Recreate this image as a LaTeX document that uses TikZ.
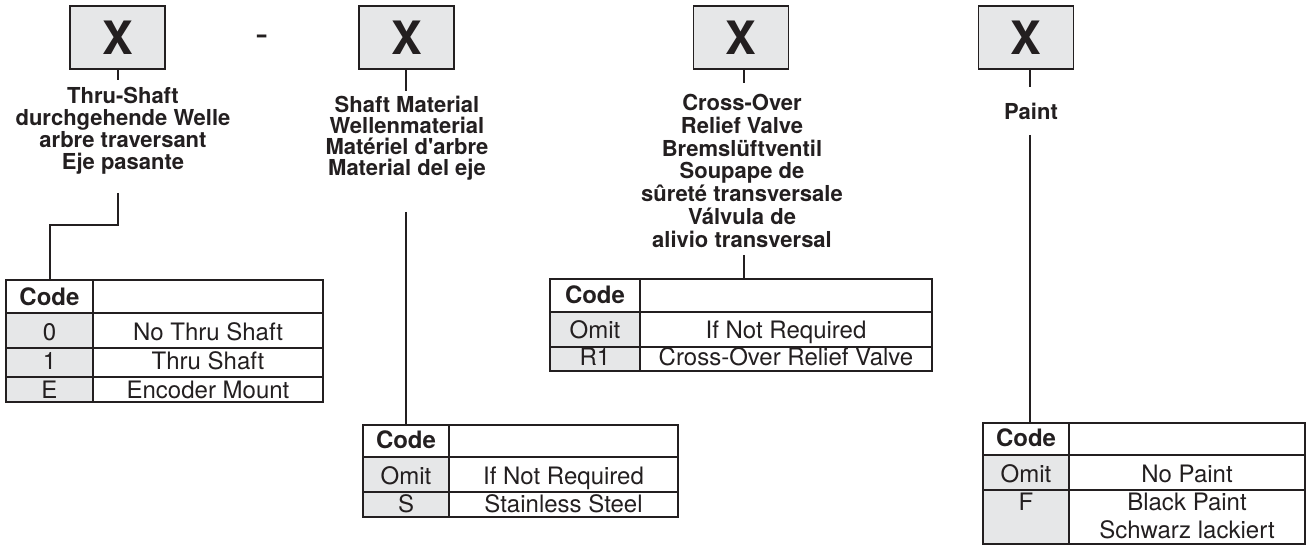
\documentclass[tikz,border=0pt]{standalone}
\usepackage{fontspec}
\setmainfont{TeX Gyre Heros}
\definecolor{ink}{HTML}{231F20}
\definecolor{boxgray}{HTML}{E6E7E8}
\definecolor{cellgray}{HTML}{E6E7E8}
\tikzset{
  tline/.style={line width=2.4pt, draw=ink},
  conn/.style={line width=2pt, draw=ink},
  ttext/.style={font=\fontsize{24}{26}\selectfont, anchor=base, inner sep=0pt, text=ink},
  thead/.style={font=\fontsize{24}{26}\selectfont\bfseries, anchor=base, inner sep=0pt, text=ink},
  lbl/.style={font=\fontsize{22}{22}\selectfont\bfseries, align=center, inner sep=0pt, anchor=north, text=ink},
  xbox/.style={draw=ink, line width=1.6pt, fill=boxgray, minimum width=95pt, minimum height=63pt,
    inner sep=0pt, font=\fontsize{46}{46}\selectfont\bfseries, text=ink},
}
\begin{document}
\begin{tikzpicture}[x=1pt,y=-1pt]
\useasboundingbox (0,0) rectangle (1307,545);

% ---------- code boxes ----------
\node[xbox] (b1) at (117.5,37.5) {X};
\node[xbox] (b2) at (406.5,37.5) {X};
\node[xbox] (b3) at (741,37.5) {X};
\node[xbox] (b4) at (1026,37.5) {X};
\node[font=\fontsize{40}{40}\selectfont, anchor=base, inner sep=0pt, text=ink] (dash) at (262,48) {-};

% ---------- labels ----------
\node[lbl, font=\fontsize{22}{22}\selectfont\bfseries] (l1) at (123,87)
  {Thru-Shaft\\durchgehende Welle\\arbre traversant\\Eje pasante};
\node[lbl, font=\fontsize{22}{21}\selectfont\bfseries] (l2) at (407,96)
  {Shaft Material\\Wellenmaterial\\Mat\'eriel d\textquotesingle arbre\\Material del eje};
\node[lbl, font=\fontsize{22}{22.8}\selectfont\bfseries] (l3) at (742,94)
  {Cross-Over\\Relief Valve\\Bremsl\"uftventil\\Soupape de\\s\^uret\'e transversale\\V\'alvula de\\alivio transversal};
\node[font=\fontsize{22}{22}\selectfont\bfseries, anchor=base, inner sep=0pt, text=ink] (l4) at (1031,120) {Paint};

% ---------- connector end points ----------
\coordinate (s1a) at (118,80);
\coordinate (s2a) at (406,91);
\coordinate (s3a) at (744,83);
\coordinate (s4a) at (1030,87);
\coordinate (l1b) at (118,193);
\coordinate (l2b) at (406,212);
\coordinate (l3b) at (744,255);
\coordinate (l4b) at (1030,135);
\coordinate (t1n) at (50,280);
\coordinate (t2n) at (406,425);
\coordinate (t3n) at (744,279);
\coordinate (t4n) at (1030,423);

\draw[conn] (b1.south -| s1a) -- (s1a);
\draw[conn] (b2.south -| s2a) -- (s2a);
\draw[conn] (b3.south -| s3a) -- (s3a);
\draw[conn] (b4.south -| s4a) -- (s4a);
\draw[conn] (l1b) -- ++(0,32) -| (t1n);
\draw[conn] (l2b) -- (t2n);
\draw[conn] (l3b) -- (t3n);
\draw[conn] (l4b) -- (t4n);

% ---------- table 1 ----------
\fill[cellgray] (6,313) rectangle (93,402);
\draw[tline] (6,280) rectangle (323,402);
\draw[tline] (93,280) -- (93,402);
\draw[tline] (6,313) -- (323,313) (6,348) -- (323,348) (6,377) -- (323,377);
\node[thead] (t1c) at (49.5,306) {Code};
\node[ttext] (t1a) at (49.5,341) {0};
\node[ttext] (t1b) at (49.5,370) {1};
\node[ttext] (t1e) at (49.5,398) {E};
\node[ttext] (t1ad) at (208,341) {No Thru Shaft};
\node[ttext] (t1bd) at (208,370) {Thru Shaft};
\node[ttext] (t1ed) at (208,398) {Encoder Mount};

% ---------- table 2 ----------
\fill[cellgray] (363,457) rectangle (449,517);
\draw[tline] (363,425) rectangle (678,517);
\draw[tline] (449,425) -- (449,517);
\draw[tline] (363,457) -- (678,457) (363,492) -- (678,492);
\node[thead] (t2c) at (406,448) {Code};
\node[ttext] (t2a) at (406,484) {Omit};
\node[ttext] (t2b) at (406,512) {S};
\node[ttext] (t2ad) at (563.5,484) {If Not Required};
\node[ttext] (t2bd) at (563.5,512) {Stainless Steel};

% ---------- table 3 ----------
\fill[cellgray] (550,312) rectangle (640,371);
\draw[tline] (550,279) rectangle (932,371);
\draw[tline] (640,279) -- (640,371);
\draw[tline] (550,312) -- (932,312) (550,347) -- (932,347);
\node[thead] (t3c) at (595,304) {Code};
\node[ttext] (t3a) at (595,339) {Omit};
\node[ttext] (t3b) at (595,366) {R1};
\node[ttext] (t3ad) at (786,339) {If Not Required};
\node[ttext] (t3bd) at (786,366) {Cross-Over Relief Valve};

% ---------- table 4 ----------
\fill[cellgray] (983,455) rectangle (1069,544);
\draw[tline] (983,423) rectangle (1305,544);
\draw[tline] (1069,423) -- (1069,544);
\draw[tline] (983,455) -- (1305,455) (983,490) -- (1305,490);
\node[thead] (t4c) at (1026,446) {Code};
\node[ttext] (t4a) at (1026,482) {Omit};
\node[ttext] (t4b) at (1026,510) {F};
\node[ttext] (t4ad) at (1187,482) {No Paint};
\node[ttext] (t4bd) at (1187,510) {Black Paint};
\node[ttext] (t4bd2) at (1187,538) {Schwarz lackiert};
\end{tikzpicture}
\end{document}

## GIVEN EXERCISE:
Copy the listing over exactly, skipping the pictures it holds.

## SOLUTION TO THIS EXERCISE:
Recreate this image as a LaTeX document that uses TikZ.
\documentclass[tikz,border=0pt]{standalone}
\usepackage{fontspec}
\setmainfont{TeX Gyre Heros}
\definecolor{ink}{HTML}{231F20}
\definecolor{boxgray}{HTML}{E6E7E8}
\definecolor{cellgray}{HTML}{E6E7E8}
\tikzset{
  tline/.style={line width=2.4pt, draw=ink},
  conn/.style={line width=2pt, draw=ink},
  ttext/.style={font=\fontsize{24}{26}\selectfont, anchor=base, inner sep=0pt, text=ink},
  thead/.style={font=\fontsize{24}{26}\selectfont\bfseries, anchor=base, inner sep=0pt, text=ink},
  lbl/.style={font=\fontsize{22}{22}\selectfont\bfseries, align=center, inner sep=0pt, anchor=north, text=ink},
  xbox/.style={draw=ink, line width=1.6pt, fill=boxgray, minimum width=95pt, minimum height=63pt,
    inner sep=0pt, font=\fontsize{46}{46}\selectfont\bfseries, text=ink},
}
\begin{document}
\begin{tikzpicture}[x=1pt,y=-1pt]
\useasboundingbox (0,0) rectangle (1307,545);

% ---------- code boxes ----------
\node[xbox] (b1) at (117.5,37.5) {X};
\node[xbox] (b2) at (406.5,37.5) {X};
\node[xbox] (b3) at (741,37.5) {X};
\node[xbox] (b4) at (1026,37.5) {X};
\node[font=\fontsize{40}{40}\selectfont, anchor=base, inner sep=0pt, text=ink] (dash) at (262,48) {-};

% ---------- labels ----------
\node[lbl, font=\fontsize{22}{22}\selectfont\bfseries] (l1) at (123,87)
  {Thru-Shaft\\durchgehende Welle\\arbre traversant\\Eje pasante};
\node[lbl, font=\fontsize{22}{21}\selectfont\bfseries] (l2) at (407,96)
  {Shaft Material\\Wellenmaterial\\Mat\'eriel d\textquotesingle arbre\\Material del eje};
\node[lbl, font=\fontsize{22}{22.8}\selectfont\bfseries] (l3) at (742,94)
  {Cross-Over\\Relief Valve\\Bremsl\"uftventil\\Soupape de\\s\^uret\'e transversale\\V\'alvula de\\alivio transversal};
\node[font=\fontsize{22}{22}\selectfont\bfseries, anchor=base, inner sep=0pt, text=ink] (l4) at (1031,120) {Paint};

% ---------- connector end points ----------
\coordinate (s1a) at (118,80);
\coordinate (s2a) at (406,91);
\coordinate (s3a) at (744,83);
\coordinate (s4a) at (1030,87);
\coordinate (l1b) at (118,193);
\coordinate (l2b) at (406,212);
\coordinate (l3b) at (744,255);
\coordinate (l4b) at (1030,135);
\coordinate (t1n) at (50,280);
\coordinate (t2n) at (406,425);
\coordinate (t3n) at (744,279);
\coordinate (t4n) at (1030,423);

\draw[conn] (b1.south -| s1a) -- (s1a);
\draw[conn] (b2.south -| s2a) -- (s2a);
\draw[conn] (b3.south -| s3a) -- (s3a);
\draw[conn] (b4.south -| s4a) -- (s4a);
\draw[conn] (l1b) -- ++(0,32) -| (t1n);
\draw[conn] (l2b) -- (t2n);
\draw[conn] (l3b) -- (t3n);
\draw[conn] (l4b) -- (t4n);

% ---------- table 1 ----------
\fill[cellgray] (6,313) rectangle (93,402);
\draw[tline] (6,280) rectangle (323,402);
\draw[tline] (93,280) -- (93,402);
\draw[tline] (6,313) -- (323,313) (6,348) -- (323,348) (6,377) -- (323,377);
\node[thead] (t1c) at (49.5,306) {Code};
\node[ttext] (t1a) at (49.5,341) {0};
\node[ttext] (t1b) at (49.5,370) {1};
\node[ttext] (t1e) at (49.5,398) {E};
\node[ttext] (t1ad) at (208,341) {No Thru Shaft};
\node[ttext] (t1bd) at (208,370) {Thru Shaft};
\node[ttext] (t1ed) at (208,398) {Encoder Mount};

% ---------- table 2 ----------
\fill[cellgray] (363,457) rectangle (449,517);
\draw[tline] (363,425) rectangle (678,517);
\draw[tline] (449,425) -- (449,517);
\draw[tline] (363,457) -- (678,457) (363,492) -- (678,492);
\node[thead] (t2c) at (406,448) {Code};
\node[ttext] (t2a) at (406,484) {Omit};
\node[ttext] (t2b) at (406,512) {S};
\node[ttext] (t2ad) at (563.5,484) {If Not Required};
\node[ttext] (t2bd) at (563.5,512) {Stainless Steel};

% ---------- table 3 ----------
\fill[cellgray] (550,312) rectangle (640,371);
\draw[tline] (550,279) rectangle (932,371);
\draw[tline] (640,279) -- (640,371);
\draw[tline] (550,312) -- (932,312) (550,347) -- (932,347);
\node[thead] (t3c) at (595,304) {Code};
\node[ttext] (t3a) at (595,339) {Omit};
\node[ttext] (t3b) at (595,366) {R1};
\node[ttext] (t3ad) at (786,339) {If Not Required};
\node[ttext] (t3bd) at (786,366) {Cross-Over Relief Valve};

% ---------- table 4 ----------
\fill[cellgray] (983,455) rectangle (1069,544);
\draw[tline] (983,423) rectangle (1305,544);
\draw[tline] (1069,423) -- (1069,544);
\draw[tline] (983,455) -- (1305,455) (983,490) -- (1305,490);
\node[thead] (t4c) at (1026,446) {Code};
\node[ttext] (t4a) at (1026,482) {Omit};
\node[ttext] (t4b) at (1026,510) {F};
\node[ttext] (t4ad) at (1187,482) {No Paint};
\node[ttext] (t4bd) at (1187,510) {Black Paint};
\node[ttext] (t4bd2) at (1187,538) {Schwarz lackiert};
\end{tikzpicture}
\end{document}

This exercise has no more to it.